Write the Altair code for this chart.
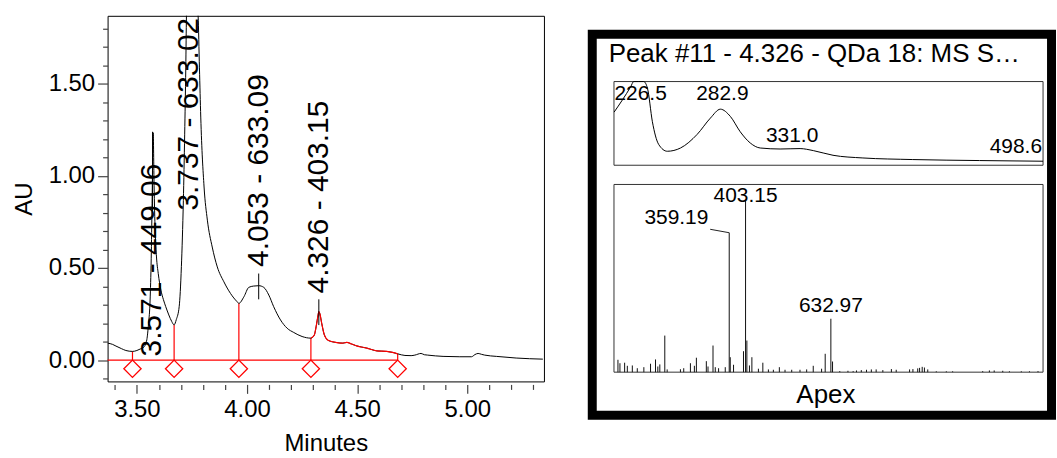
import altair as alt
import pandas as pd

FONT = "Liberation Sans"

# ---------------- chromatogram (left panel) ----------------
rt = [3.367, 3.39, 3.405, 3.43, 3.45, 3.48, 3.50, 3.515, 3.533, 3.545, 3.553, 3.56,
      3.565, 3.569, 3.574, 3.578, 3.583, 3.589, 3.597, 3.609, 3.62, 3.631, 3.645,
      3.658, 3.669, 3.679, 3.692, 3.702, 3.711, 3.717, 3.722, 3.725, 3.737, 3.75,
      3.765, 3.778, 3.784, 3.79, 3.805, 3.82, 3.842, 3.865, 3.895, 3.925, 3.955,
      3.963, 3.986, 4.008, 4.03, 4.053, 4.076, 4.099, 4.121, 4.152, 4.182, 4.212,
      4.25, 4.29, 4.305, 4.315, 4.322, 4.326, 4.331, 4.339, 4.351, 4.37, 4.408,
      4.435, 4.453, 4.475, 4.498, 4.544, 4.589, 4.634, 4.66, 4.684, 4.717, 4.745,
      4.762, 4.79, 4.805, 4.82, 4.89, 4.966, 5.019, 5.035, 5.049, 5.065, 5.079,
      5.132, 5.222, 5.343]
au = [0.092, 0.085, 0.076, 0.062, 0.052, 0.047, 0.052, 0.060, 0.072, 0.110, 0.200, 0.326,
      0.55, 0.85, 1.235, 0.95, 0.70, 0.56, 0.47, 0.38, 0.33, 0.29, 0.245,
      0.21, 0.191, 0.22, 0.29, 0.507, 0.866, 1.227, 1.587, 1.87, 2.30, 2.25,
      2.05, 1.87, 1.587, 1.32, 0.94, 0.76, 0.614, 0.506, 0.425, 0.362, 0.317,
      0.308, 0.344, 0.395, 0.402, 0.404, 0.395, 0.353, 0.29, 0.218, 0.173, 0.15,
      0.128, 0.119, 0.135, 0.19, 0.24, 0.263, 0.25, 0.20, 0.137, 0.106, 0.095,
      0.092, 0.096, 0.087, 0.077, 0.065, 0.05, 0.047, 0.042, 0.034, 0.025, 0.024,
      0.027, 0.036, 0.029, 0.027, 0.02, 0.018, 0.018, 0.03, 0.036, 0.031, 0.027,
      0.02, 0.011, 0.005]

peak_rt = [3.571, 3.737, 4.053, 4.326]
peak_names = ["3.571 - 449.06", "3.737 - 633.02", "4.053 - 633.09", "4.326 - 403.15"]
peak_label_au = [0.02, 0.812, 0.506, 0.362]

apex_rt = [3.571, 4.053, 4.326]
apex_lo = [0.80, 0.33, 0.19]
apex_hi = [1.24, 0.47, 0.33]

bound_rt = [3.48, 3.669, 3.963, 4.29, 4.684]
bound_au = [0.047, 0.191, 0.308, 0.119, 0.034]
marker_au = -0.047

x_ticks = [3.4, 3.5, 3.6, 3.7, 3.8, 3.9, 4.0, 4.1, 4.2, 4.3, 4.4, 4.5, 4.6, 4.7,
           4.8, 4.9, 5.0, 5.1, 5.2, 5.3]
y_ticks = [-0.1, 0.0, 0.1, 0.2, 0.3, 0.4, 0.5, 0.6, 0.7, 0.8, 0.9, 1.0, 1.1, 1.2,
           1.3, 1.4, 1.5, 1.6, 1.7, 1.8]

X_DOM = [3.367, 5.348]
Y_DOM = [-0.116, 1.870]

# ---------------- UV spectrum (right panel, top) ----------------
uv_nm = [209.6, 221.1, 223.1, 226.6, 230.0, 232.6, 236.0, 240.3, 246.3, 255.4, 266.9,
         276.0, 282.9, 289.8, 296.6, 303.5, 310.4, 324.1, 337.9, 347.0, 360.6, 381.2,
         415.6, 461.6, 505.5]
uv_abs = [0.635, 0.94, 1.0, 1.15, 1.0, 0.92, 0.52, 0.25, 0.167, 0.206, 0.369,
          0.563, 0.67, 0.583, 0.40, 0.266, 0.206, 0.194, 0.199, 0.175, 0.119, 0.087,
          0.068, 0.056, 0.048]
uv_label_nm = [226.5, 282.9, 331.0]
uv_label_text = ["226.5", "282.9", "331.0"]
uv_label_abs = [0.782, 0.782, 0.277]
uv_end_label_nm = [498.6]
uv_end_label_text = ["498.6"]
uv_end_label_abs = [0.146]
UV_DOM = [209.5, 505.5]

# ---------------- MS spectrum (right panel, bottom) ----------------
ms_mz = [59.4, 64.8, 77.4, 84.7, 98.1, 111.5, 129.2, 147.2, 160.6, 166.8, 172.2, 185.6,
         192.0, 227.7, 236.6, 254.6, 265.3, 270.7, 297.5, 302.0, 315.5, 321.6, 330.5,
         348.5, 359.19, 361.9, 370.8, 397.6, 403.15, 406.7, 413.7, 420.2, 437.8, 449.7,
         464.7, 478.1, 494.2, 509.5, 527.5, 549.8, 567.8, 585.5, 608.0, 617.7, 632.97,
         637.5, 657.0, 679.0, 693.0, 702.0, 715.0, 729.0, 742.0, 755.0, 773.0, 796.0,
         809.0, 845.0, 854.0, 867.0, 872.0, 879.0, 885.0, 894.0, 917.0, 944.0, 961.0,
         1042.0, 1060.0, 1073.0, 1096.0, 1114.0, 1146.0, 1168.0, 1191.0]
ms_int = [7.2, 5.2, 5.5, 3.7, 3.9, 2.3, 2.9, 4.9, 7.4, 3.3, 4.5, 21.3,
          1.6, 1.7, 2.3, 5.2, 3.7, 8.4, 6.4, 3.3, 15.5, 2.9, 2.3,
          2.9, 81.2, 8.7, 4.3, 12.2, 100.0, 18.4, 3.9, 8.7, 2.0, 5.5,
          1.6, 1.4, 2.9, 1.4, 1.4, 1.4, 1.6, 3.7, 2.0, 10.7, 31.1,
          6.2, 0.6, 0.8, 0.6, 1.0, 1.2, 1.4, 1.6, 1.6, 1.2, 1.8,
          1.4, 1.6, 1.8, 2.2, 2.5, 3.1, 2.7, 1.6, 0.5, 0.5, 0.5,
          0.6, 1.0, 1.0, 0.8, 0.5, 0.5, 0.5, 0.6]
ms_label_mz = [403.15, 632.97]
ms_label_text = ["403.15", "632.97"]
ms_label_int = [99.0, 34.8]
ms_side_label_mz = [302.9]
ms_side_label_text = ["359.19"]
ms_side_label_int = [86.1]
ms_leader_mz = [307.9, 359.19]
ms_leader_int = [83.2, 81.2]
MS_DOM = [48.7, 1204.6]
MS_INT_DOM = [0, 109.3]

panel_title = "Peak #11 - 4.326 - QDa 18: MS S\u2026"

# ================= left chart =================
xsc = alt.Scale(domain=X_DOM, nice=False, zero=False)
ysc = alt.Scale(domain=Y_DOM, nice=False, zero=False)
x_major = "abs(datum.value * 2 - round(datum.value * 2)) < 0.01"

x_axis = alt.Axis(values=x_ticks, title="Minutes", grid=False, domain=False, offset=3,
                  labelExpr=f"{x_major} ? format(datum.value, '.2f') : ''",
                  tickSize={"condition": {"test": x_major, "value": 9}, "value": 5},
                  tickColor="#444", tickWidth=1.2, labelFontSize=24, titleFontSize=24,
                  titleFontWeight="normal", labelColor="black", titleColor="black",
                  labelPadding=4, titlePadding=10, labelOverlap=False, labelFlush=False)
y_axis = alt.Axis(values=y_ticks, title="AU", grid=False, domain=False,
                  labelExpr=f"{x_major} ? format(datum.value, '.2f') : ''",
                  tickSize={"condition": {"test": x_major, "value": 10}, "value": 5},
                  tickColor="#444", tickWidth=1.2, labelFontSize=24, titleFontSize=24,
                  titleFontWeight="normal", labelColor="black", titleColor="black",
                  labelPadding=3, titlePadding=12, labelOverlap=False, labelFlush=False)

trace_df = pd.DataFrame({"t": rt, "au": au})
X = alt.X("t:Q", scale=xsc, axis=x_axis)
Y = alt.Y("au:Q", scale=ysc, axis=y_axis)

baseline = alt.Chart(pd.DataFrame({"t": [X_DOM[0]], "t2": [bound_rt[-1]], "au": [0.0]})).mark_rule(
    color="red", strokeWidth=1.2).encode(x=X, x2="t2:Q", y=Y)
drops = alt.Chart(pd.DataFrame({"t": bound_rt, "au": [0.0] * len(bound_rt), "top": bound_au})).mark_rule(
    color="red", strokeWidth=1.2).encode(x=X, y=Y, y2="top:Q")
diamonds = alt.Chart(pd.DataFrame({"t": bound_rt, "au": [marker_au] * len(bound_rt)})).mark_point(
    shape="diamond", filled=False, color="red", size=300, strokeWidth=1.3, opacity=1).encode(x=X, y=Y)
trace = alt.Chart(trace_df).mark_line(color="black", strokeWidth=1, clip=True,
                                      interpolate="monotone").encode(x=X, y=Y)
trace_red = alt.Chart(trace_df).transform_filter(
    f"datum.t >= {bound_rt[3]} && datum.t <= {bound_rt[4]}").mark_line(
    color="red", strokeWidth=1.2, interpolate="monotone").encode(x=X, y=Y)
apex = alt.Chart(pd.DataFrame({"t": apex_rt, "au": apex_lo, "hi": apex_hi})).mark_rule(
    color="black", strokeWidth=1).encode(x=X, y=Y, y2="hi:Q")
labels = alt.Chart(pd.DataFrame({"t": peak_rt, "au": peak_label_au, "name": peak_names})).mark_text(
    angle=270, align="left", baseline="middle", fontSize=30, color="black").encode(
    x=X, y=Y, text="name:N")

left = alt.layer(baseline, drops, diamonds, trace, trace_red, apex, labels).properties(
    width=438, height=367, view=alt.ViewBackground(stroke="black", strokeWidth=1))

# ================= right chart =================
one = pd.DataFrame({"k": [0]})
uvx = alt.Scale(domain=UV_DOM, range=[38.3, 469], nice=False, zero=False)
uvy = alt.Scale(domain=[0, 1], range=[150, 66], nice=False, zero=False, clamp=True)
msx = alt.Scale(domain=MS_DOM, range=[38.3, 469], nice=False, zero=False)
msy = alt.Scale(domain=MS_INT_DOM, range=[357.7, 169.3], nice=False, zero=False)

frame = alt.Chart(one).mark_rect(fillOpacity=0, stroke="black", strokeWidth=9).encode(
    x=alt.value(16.5), x2=alt.value(477.5), y=alt.value(18.5), y2=alt.value(401))
title = alt.Chart(one).mark_text(align="left", baseline="alphabetic", fontSize=26, color="black").encode(
    x=alt.value(33), y=alt.value(46), text=alt.value(panel_title))
apex_txt = alt.Chart(one).mark_text(align="center", baseline="alphabetic", fontSize=26, color="black").encode(
    x=alt.value(251), y=alt.value(389), text=alt.value("Apex"))

uv_box = alt.Chart(pd.DataFrame({"a": [UV_DOM[0]], "b": [UV_DOM[1]], "c": [0], "d": [1]})).mark_rect(
    fillOpacity=0, stroke="#333", strokeWidth=1).encode(
    x=alt.X("a:Q", scale=uvx, axis=None), x2="b:Q",
    y=alt.Y("c:Q", scale=uvy, axis=None), y2="d:Q")
uv_line = alt.Chart(pd.DataFrame({"nm": uv_nm, "a": uv_abs})).mark_line(
    color="black", strokeWidth=1, interpolate="monotone").encode(
    x=alt.X("nm:Q", scale=uvx, axis=None), y=alt.Y("a:Q", scale=uvy, axis=None))
uv_lab = alt.Chart(pd.DataFrame({"nm": uv_label_nm, "a": uv_label_abs, "s": uv_label_text})).mark_text(
    align="center", baseline="alphabetic", fontSize=21, color="black", dx=2).encode(
    x=alt.X("nm:Q", scale=uvx, axis=None), y=alt.Y("a:Q", scale=uvy, axis=None), text="s:N")
uv_lab_end = alt.Chart(pd.DataFrame({"nm": uv_end_label_nm, "a": uv_end_label_abs,
                                     "s": uv_end_label_text})).mark_text(
    align="right", baseline="alphabetic", fontSize=21, color="black", dx=9).encode(
    x=alt.X("nm:Q", scale=uvx, axis=None), y=alt.Y("a:Q", scale=uvy, axis=None), text="s:N")

ms_box = alt.Chart(pd.DataFrame({"a": [MS_DOM[0]], "b": [MS_DOM[1]], "c": [MS_INT_DOM[0]],
                                 "d": [MS_INT_DOM[1]]})).mark_rect(
    fillOpacity=0, stroke="#333", strokeWidth=1).encode(
    x=alt.X("a:Q", scale=msx, axis=None), x2="b:Q",
    y=alt.Y("c:Q", scale=msy, axis=None), y2="d:Q")
ms_sticks = alt.Chart(pd.DataFrame({"mz": ms_mz, "z": [0.0] * len(ms_mz), "i": ms_int})).mark_rule(
    color="#111", strokeWidth=1).encode(
    x=alt.X("mz:Q", scale=msx, axis=None), y=alt.Y("z:Q", scale=msy, axis=None), y2="i:Q")
ms_lab = alt.Chart(pd.DataFrame({"mz": ms_label_mz, "i": ms_label_int, "s": ms_label_text})).mark_text(
    align="center", baseline="alphabetic", fontSize=21, color="black").encode(
    x=alt.X("mz:Q", scale=msx, axis=None), y=alt.Y("i:Q", scale=msy, axis=None), text="s:N")
ms_side = alt.Chart(pd.DataFrame({"mz": ms_side_label_mz, "i": ms_side_label_int,
                                  "s": ms_side_label_text})).mark_text(
    align="right", baseline="alphabetic", fontSize=21, color="black").encode(
    x=alt.X("mz:Q", scale=msx, axis=None), y=alt.Y("i:Q", scale=msy, axis=None), text="s:N")
ms_leader = alt.Chart(pd.DataFrame({"mz": ms_leader_mz, "i": ms_leader_int})).mark_line(
    color="#222", strokeWidth=1).encode(
    x=alt.X("mz:Q", scale=msx, axis=None), y=alt.Y("i:Q", scale=msy, axis=None))

right = alt.layer(frame, title, apex_txt, uv_box, uv_line, uv_lab, uv_lab_end,
                  ms_box, ms_sticks, ms_leader, ms_lab, ms_side).resolve_scale(
    x="independent", y="independent").properties(
    width=482, height=410, view=alt.ViewBackground(fill="white", stroke="transparent"))

chart = alt.hconcat(left, right, spacing=30).properties(
    padding={"left": 11, "top": 14, "right": 0, "bottom": 0},
    background="white").configure(font=FONT)

chart.save("out.html", embed_options={"renderer": "svg", "actions": False})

# [To do]
With the pictures left out, restate word for word every line of the data above, from the first down to the line that contains "marker_au = -0.047".

# [Solution for this task]
Write the Altair code for this chart.
import altair as alt
import pandas as pd

FONT = "Liberation Sans"

# ---------------- chromatogram (left panel) ----------------
rt = [3.367, 3.39, 3.405, 3.43, 3.45, 3.48, 3.50, 3.515, 3.533, 3.545, 3.553, 3.56,
      3.565, 3.569, 3.574, 3.578, 3.583, 3.589, 3.597, 3.609, 3.62, 3.631, 3.645,
      3.658, 3.669, 3.679, 3.692, 3.702, 3.711, 3.717, 3.722, 3.725, 3.737, 3.75,
      3.765, 3.778, 3.784, 3.79, 3.805, 3.82, 3.842, 3.865, 3.895, 3.925, 3.955,
      3.963, 3.986, 4.008, 4.03, 4.053, 4.076, 4.099, 4.121, 4.152, 4.182, 4.212,
      4.25, 4.29, 4.305, 4.315, 4.322, 4.326, 4.331, 4.339, 4.351, 4.37, 4.408,
      4.435, 4.453, 4.475, 4.498, 4.544, 4.589, 4.634, 4.66, 4.684, 4.717, 4.745,
      4.762, 4.79, 4.805, 4.82, 4.89, 4.966, 5.019, 5.035, 5.049, 5.065, 5.079,
      5.132, 5.222, 5.343]
au = [0.092, 0.085, 0.076, 0.062, 0.052, 0.047, 0.052, 0.060, 0.072, 0.110, 0.200, 0.326,
      0.55, 0.85, 1.235, 0.95, 0.70, 0.56, 0.47, 0.38, 0.33, 0.29, 0.245,
      0.21, 0.191, 0.22, 0.29, 0.507, 0.866, 1.227, 1.587, 1.87, 2.30, 2.25,
      2.05, 1.87, 1.587, 1.32, 0.94, 0.76, 0.614, 0.506, 0.425, 0.362, 0.317,
      0.308, 0.344, 0.395, 0.402, 0.404, 0.395, 0.353, 0.29, 0.218, 0.173, 0.15,
      0.128, 0.119, 0.135, 0.19, 0.24, 0.263, 0.25, 0.20, 0.137, 0.106, 0.095,
      0.092, 0.096, 0.087, 0.077, 0.065, 0.05, 0.047, 0.042, 0.034, 0.025, 0.024,
      0.027, 0.036, 0.029, 0.027, 0.02, 0.018, 0.018, 0.03, 0.036, 0.031, 0.027,
      0.02, 0.011, 0.005]

peak_rt = [3.571, 3.737, 4.053, 4.326]
peak_names = ["3.571 - 449.06", "3.737 - 633.02", "4.053 - 633.09", "4.326 - 403.15"]
peak_label_au = [0.02, 0.812, 0.506, 0.362]

apex_rt = [3.571, 4.053, 4.326]
apex_lo = [0.80, 0.33, 0.19]
apex_hi = [1.24, 0.47, 0.33]

bound_rt = [3.48, 3.669, 3.963, 4.29, 4.684]
bound_au = [0.047, 0.191, 0.308, 0.119, 0.034]
marker_au = -0.047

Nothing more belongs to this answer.